Cohesive sediment refers to particles below approximately 63 microns in size. It is present in ecologically sensitive environments such as rivers, lakes, estuaries, and fisheries. Reliable prediction of contaminant and nutrient transport in these environments requires accurate models of cohesive sediment dynamics. We currently lack such models. For the small particles in cohesive sediments, attractive forces between particles due to electric charges frequently dominate hydrodynamic and gravitational forces. While these attractive forces can cause the particles to form larger aggregates or "flocs", turbulent fluid stresses tend to break up the flocs. Hence, the size distribution of cohesive sediment flocs is governed by a delicate balance of interparticle and turbulent stresses, which affects their transport rates. The attractive forces between particles also strongly affect the erodibility of sediment deposits on the seafloor, which influences sediment transport processes in rivers and oceans. This research will explore cohesive sediment dynamics in turbulent environments via a series of computer models and simulations. The aim is to develop reliable, predictive tools for the transport of nutrients and contaminants in the environment. The results will also improve predictions related to other technologies, including deep sea hydrocarbon exploration. The research will educate and train a doctoral student, as well as undergraduate and high school students, in computational modeling, fluid dynamics, sediment transport, and high-performance computing.
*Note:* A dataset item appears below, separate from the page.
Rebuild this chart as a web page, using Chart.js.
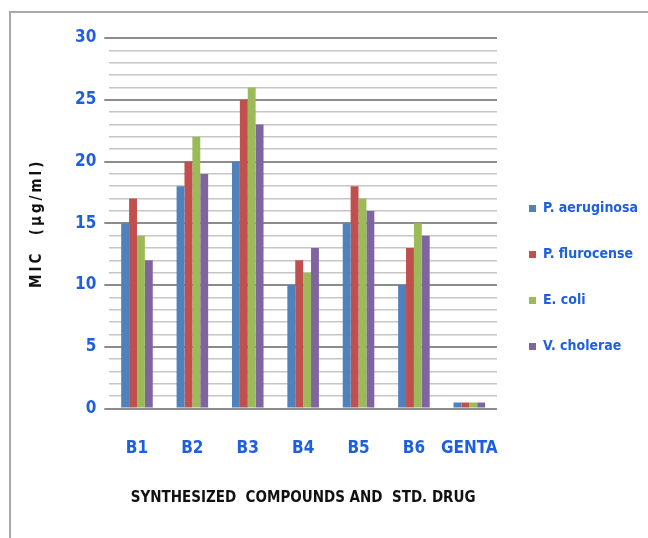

The proposed research explores the dynamics of cohesive sediment in turbulent environments via a series of increasingly complex computational investigations, based on a hierarchy of approaches ranging from one-way coupled, reduced-order Lagrangian point particle models to grain-resolving direct numerical simulations (DNS) that are fully `four-way' coupled. It will address a broad range of fundamentally important questions, among them: a) how do the turbulence properties affect the equilibrium balance between sediment flocculation/coalescence and break-up?, b) how does the floc size distribution vary as a function of the turbulence and sediment properties?, c) how does the effective settling velocity of the cohesive sediment depend on the turbulence and sediment properties?, d) how are the turbulence properties altered by the sediment?, e) how is the effect of cohesive sediment on turbulence different from that of non-cohesive sediment?, and f) how is the erodibility of a sediment bed affected by cohesive forces? The envisioned computational simulations will serve as basis for formulating scaling laws that capture the dynamics of cohesive sediment in turbulence, and which are suitable for implementation into existing larger-scale sediment transport models.
This award reflects NSF's statutory mission and has been deemed worthy of support through evaluation using the Foundation's intellectual merit and broader impacts review criteria.